"Office of Professional Responsibility"

Now there's a title large enough to drive a truck through: "Office of Professional Responsibilty."

You may have heard the rather stunning announcement yesterday when Attorney General Alberto Gonzales appeared before the Senate Judiciary Committee. and admitted, under intense questioning from Senator Specter, that it was President Bush himself who blocked security clearances for Justice Department attorneys, associates of the Office of Professional Responsibility, to keep them from investigating possible executive branch improprieties with respect to the National Security Agency's surveillance program. (WaPo)

Essentially, by denying security clearances to these Justice Department lawyers, the president personally, and deliberately, derailed an official inqury into its own misconduct, or as a commentator in the New York Sun states: "The government has in effect curtailed an investigation of itself." (WaPo) So, what Mr. Gonzales conceded is nothing less than the fact that this president effectively launched a preemptive strike against the intelligence apparatus he himself put in place in the wake of 9/11. This is not merely a flagrant attempt to manipulate reasons for going to war, as evidenced by the Downing Street Memo, but a decidedly absurd effort at at-will deconstruction. As we have seen, this executive branch classifies, and declassifies documents, and information, opportunistically, and it's now apparent that this is an executive that creates, and destroys, branches of government, as well as judicial oversight for no other reason than political expediency.

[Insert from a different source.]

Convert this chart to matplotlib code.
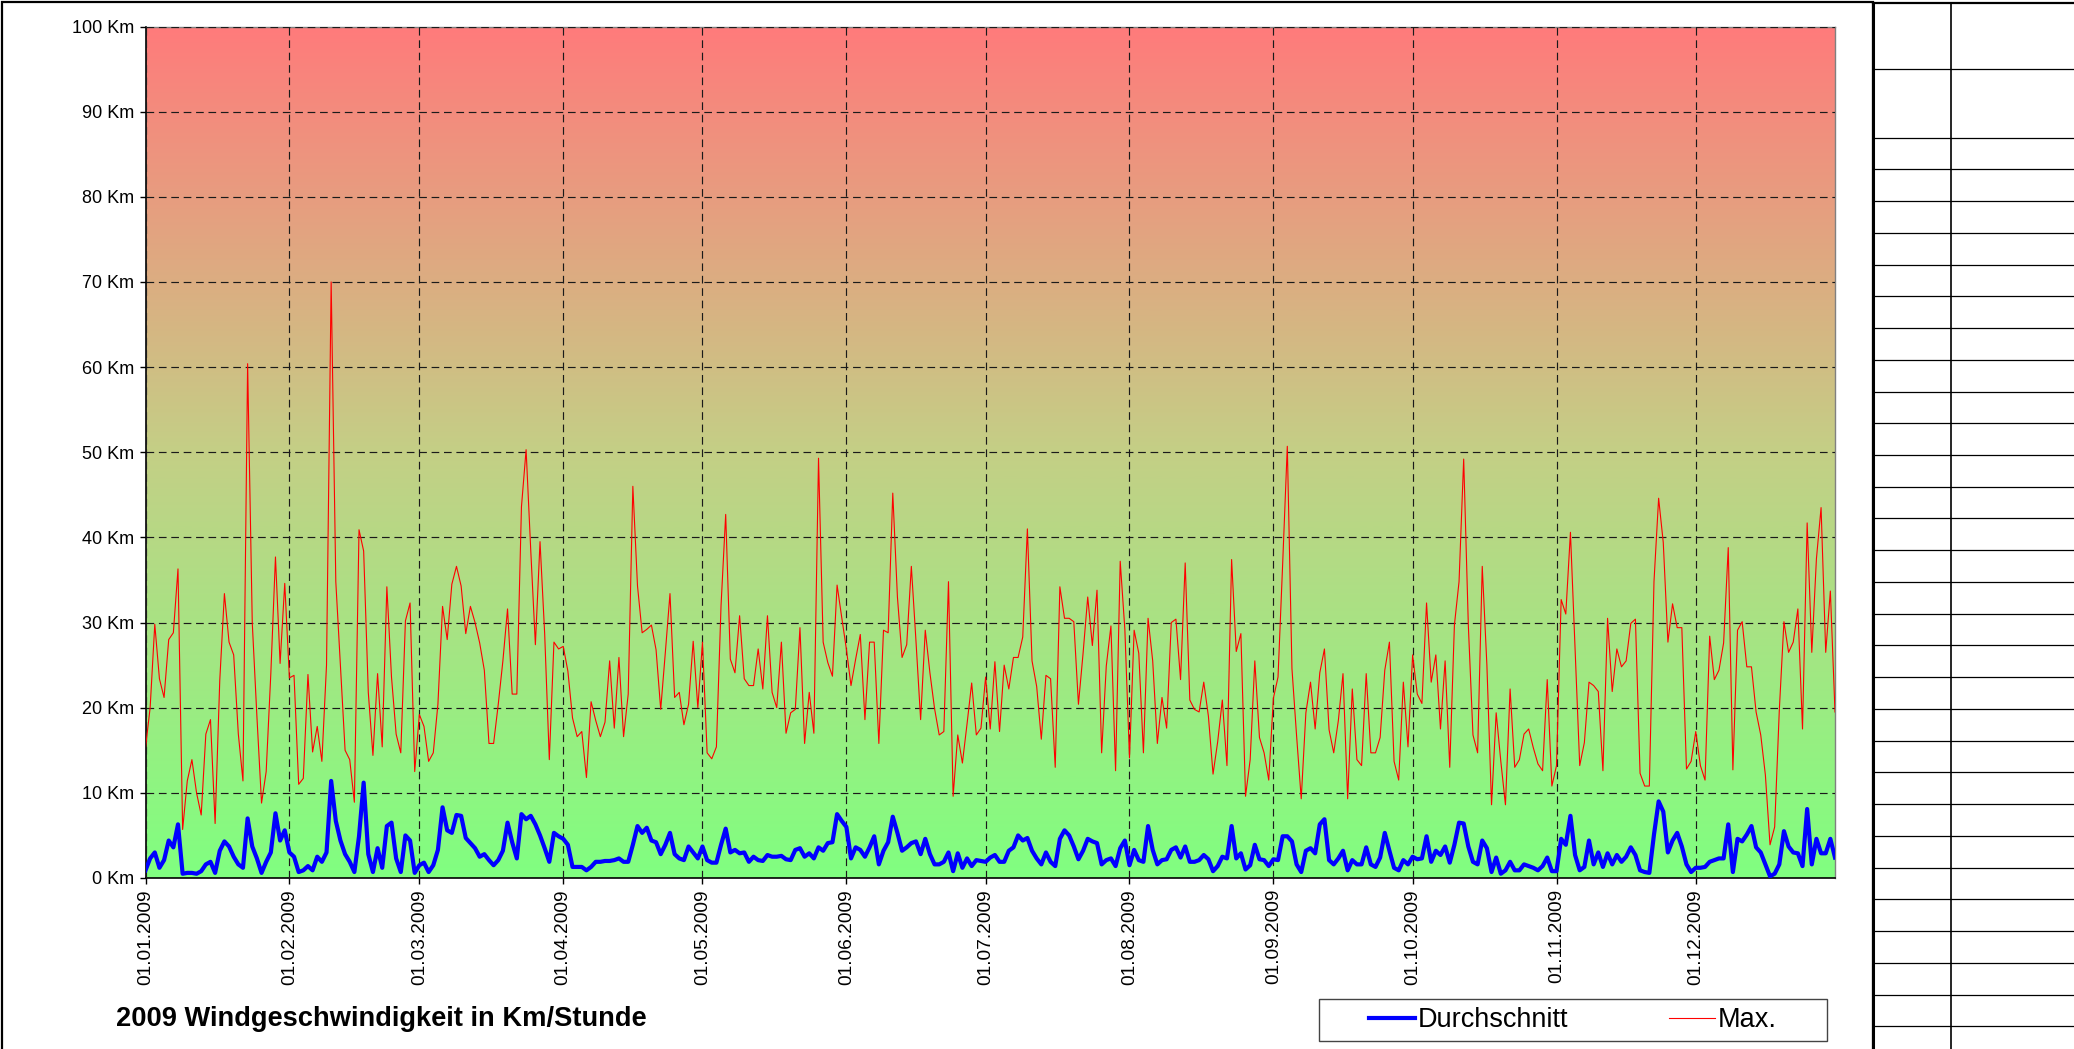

Admittedly, there are many, including myself, who have done Mr. Bush a grievous injustice when we surmised that Mr. Cheney was at the wheel while the president was in the passenger seat for the past six years. Mr. Bush has used "signing statements" a record 850 times during his tenure (WaPo) which shows, if nothing else, that Air Force One isn't the only perk, or escape door, for the chief executive of what was once believed to be the greatest country on earth, the ability to tweak the Constitution, with impunity, has its advantages, too.

Of course, the larger question is who needs a law degree when working with this White House? At best, legal training is vestigial, if not downright obstructive to one's professional advancement. When we find ourselves with a president who is not only proactive vis a vis his use of military force, but creative when it comes to how best to deal with laws that are disadvantageous to executive privilege, the degree of cynicism this administration engenders with regard to checks and balances is awe-inspiring. Moreover, the damage to the democratic process done by Bush, Cheney, and Co. may well outlive the cockroach.

Yet, there are many, including myself, who thought that when push comes to shove, Mr. Gonzales' respect for truth and justice would prevail over his fealty to his president. Evidently, we were dead wrong. If not breaking the law, this president is surely skirting it, and when considering how the attorney-general responds to presidential hubris, one can only ask "where's the beef?"

Who can we expect to challenge, investigate, and ensure that illegal acts do not slip through the cracks if not the attorney-general? Further, what do we call a government in which keepers of the public trust grant immunity, to an executive branch, from an egregious attempt to obstruct justice by precluding judicial review of a spurious surveillance program? Where are the officers, and the professional responsibility, in this Office of Professional Responsibility? Simply by virtue of having been appointed by the Supreme Court, does that exempt a president from judicial review, and official charges of misconduct, and must we say, throw away your law degree, Mr. G, we're in whole new territory now.